Toscane of Tarn-et-Garonne, een blogje uit de goeie ouwe
doos.
Gisterenavond waren we toch wel een beetje dood. Vooral het
slechte weer, de verraderlijke aanduidingen van de hoogtemeters en het
gravillon-seizoen waren de boosdoeners. Hier in La Douce hebben ze een eigen
manier om het wegdek van de vele secundaire wegen te onderhouden: ze smeren een
laagje hete pek op het bestaande wegdek en gooien er naderhand heel fijne grind
op. Ze noemen dat hier des gravillons
Nog goed dat we niet in de Camargue rijden want daar zijn de
gravillons nog een stukje fijner én scherper. Iedereen rijdt er zijn
fietsbanden kapot. Hier moeten we onze wielen allen maar even spoelen, leert
Franky ons.
Franky heeft zijn rit opgedragen. Tussen de zonnebloemen door
heeft hij zijn 138km opgedragen aan Rita, die vandaag begraven werd. En aan
haar familie. Van hieruit dus een lieve groet aan de beproefde familie.

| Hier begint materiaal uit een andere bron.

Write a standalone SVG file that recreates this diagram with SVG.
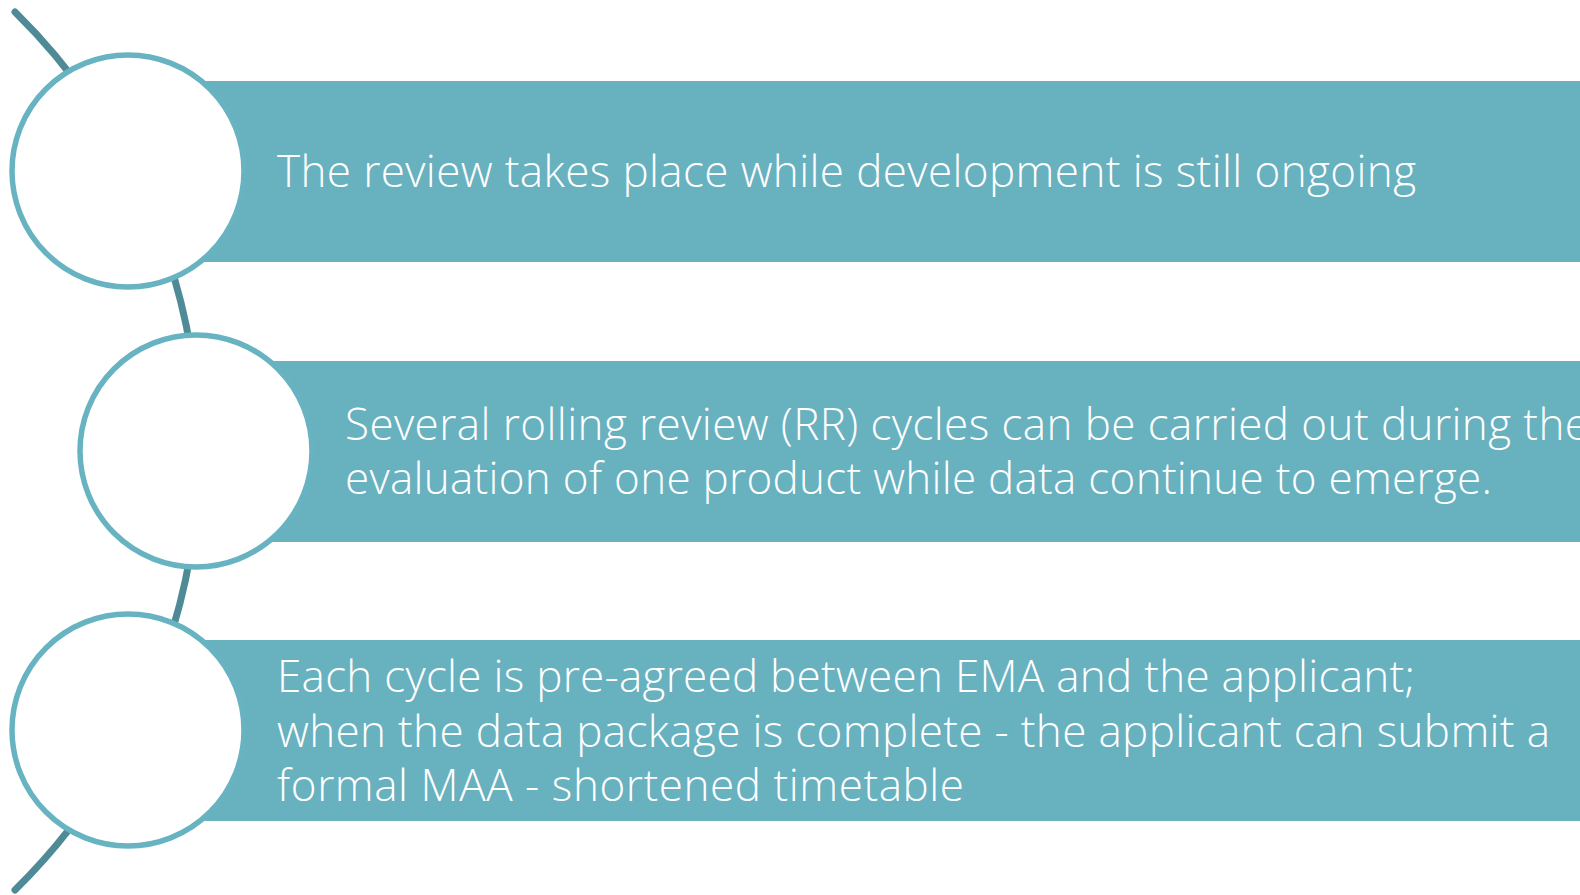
<svg xmlns="http://www.w3.org/2000/svg" width="1580" height="895" viewBox="0 0 1580 895">
  <style>
    .band { fill: #68b1bf; }
    .disc { fill: #ffffff; stroke: #68b3c1; stroke-width: 5.5; }
    .spine { fill: none; stroke: #4f8b97; stroke-width: 7; stroke-linecap: round; }
    .label { fill: #ffffff; font-family: "Open Sans", "Noto Sans", "Liberation Sans", sans-serif; font-size: 44px; font-weight: 300; }
  </style>
  <rect width="1580" height="895" fill="#ffffff"/>

  <!-- curved spine linking the three discs -->
  <g id="connectors">
    <path class="spine" d="M 15 12 A 615.7 615.7 0 0 1 15 890"/>
  </g>

  <g id="step1">
    <rect class="band" x="128" y="81" width="1452" height="181"/>
    <circle class="disc" cx="128" cy="171" r="116"/>
    <text class="label" x="277" y="187" textLength="1139" lengthAdjust="spacing">The review takes place while development is still ongoing</text>
  </g>

  <g id="step2">
    <rect class="band" x="196" y="361" width="1384" height="181"/>
    <circle class="disc" cx="196" cy="451" r="116"/>
    <text class="label" x="345" y="440" textLength="1244" lengthAdjust="spacing">Several rolling review (RR) cycles can be carried out during the</text>
    <text class="label" x="345" y="494" textLength="1147" lengthAdjust="spacing">evaluation of one product while data continue to emerge.</text>
  </g>

  <g id="step3">
    <rect class="band" x="128" y="640" width="1452" height="181"/>
    <circle class="disc" cx="128" cy="730" r="116"/>
    <text class="label" x="277" y="692" textLength="1138" lengthAdjust="spacing">Each cycle is pre-agreed between EMA and the applicant;</text>
    <text class="label" x="277" y="747" textLength="1273" lengthAdjust="spacing">when the data package is complete - the applicant can submit a</text>
    <text class="label" x="277" y="801" textLength="687" lengthAdjust="spacing">formal MAA - shortened timetable</text>
  </g>
</svg>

En er was nog een opdracht vandaag. Voor en door iedereen
dan. Onze thuisblijver Kazze lAfricano onderging vandaag een belangrijke
hartingreep. Frederik liet ons nu al weten dat alles prima verlopen is en dat
hij aan zijn revalidatie kan beginnen. Geen Lourdes Lourdes dus op de fiets
voor hem, enkel in gedachten erbij. Fré, we wensen je spoedig herstel en veel
sterkte.
We zijn aan de derde kettingbreuk toe. Alweer 3s. Maar het
is zijn fout niet. De fiets in kwestie is een erfstuk van Bompie en Dries heeft
teveel macht. De Bompieketting is niet opgewassen tegen de power van Dries herstelde
knie. Logisch, Dries is ook zoveel jonger en onstuimiger. En hierdoor is Dries
vanaf nu overgegaan naar de status van ketting-roker. Tot driemaal toe kon hij
het niet laten een sigaret op te steken terwijl Capitano Jeroen zijn ketting
herstelt. Drie schakels mankeren er nu al in de ketting van Dries. Maar na een
bad in Lourdes komen die er als bij mirakel beslist weer bij. Kijken hé, zou
Tourdirecteur zeggen.
Maar goed. Gisteren leek de rit van vandaag net de druppel
te veel maar we zijn peten hebben we gezegd en dus, deze morgen om 8u klonk
het bekende fluitje. Deze keer niet door Peter, wel door onze bijzonder
charmante gastvrouw van Campanile Cahors. Capitano Jeroen had ondertussen
verzusterd met de lieve dame want ook zij is actief bezig met Huntington. Hoe
klein is de wereld!
We hebben onze stop op de middag verlegd. Op aanraden van
een lokale restauranthouder zoeken we de luwte op van een groene plek vlakbij
alweer een kerkje. La Mama toverde een kaasfestijntje op ons welbekende
klaptafeltje en een lieve buurman van het kerkje offreerde ons de beste
zelfgekweekte tomaten aangevuld met een oignon doux. Frank zou pas later
beseffen dat hij minstens één boterham te weinig at. Na 80 van de 138km heeft
hij alle rugzakjes van de cyclistes leeggeroofd om zijn energieniveau weer op
peil te krijgen. Maar t is gelukt en ook Frank bereikte zonder kleerscheuren
de eindstreep. Kan ook moeilijk anders want hij klaagt al een paar dagen dat
zijn broek te groot geworden is.
En er was alweer iets bijzonder aan de rit van vandaag. We
kregen een heel erg sterk Toscanegevoel: de glooiende heuvels, de vergezichten,
de azuurblauwe hemel, het soort warmte dat je niet verstikt of overmatig doet
zweten. Zo echt dat je achter de volgende bocht de poort van Siena zou kunnen
zien opdoemen. En dus hebben we vleugels gekregen. Om 17u40 hadden we de 138km
in de benen. En we voelen ons goed.
Campanile Auch verwelkomt ons alweer bijzonder châleureux.
Niet alleen figuurlijk maar ook letterlijk. Zo dadelijk gaan we aan tafel en we
weten het: leRestaurant is goed, goed, goed.
Morgen lijkt de rit iets cycliste-vriendelijker. Alhoewel.
We hebben hier geleerd tot onze eigen scha en schande dat ook in de
amateurwielersport schijn heel dikwijls bedriegt. Ach, we zien wel. Want
overmorgen komen we aan. En daar gaan we voor natuurlijk. Champs Elysées aan de
Pont Saint-Pierre te Lourdes. We zijn bijna aan het eind, maar nog niet
helemaal.
Het wordt beslist nog spannend maar we zijn vol vertrouwen.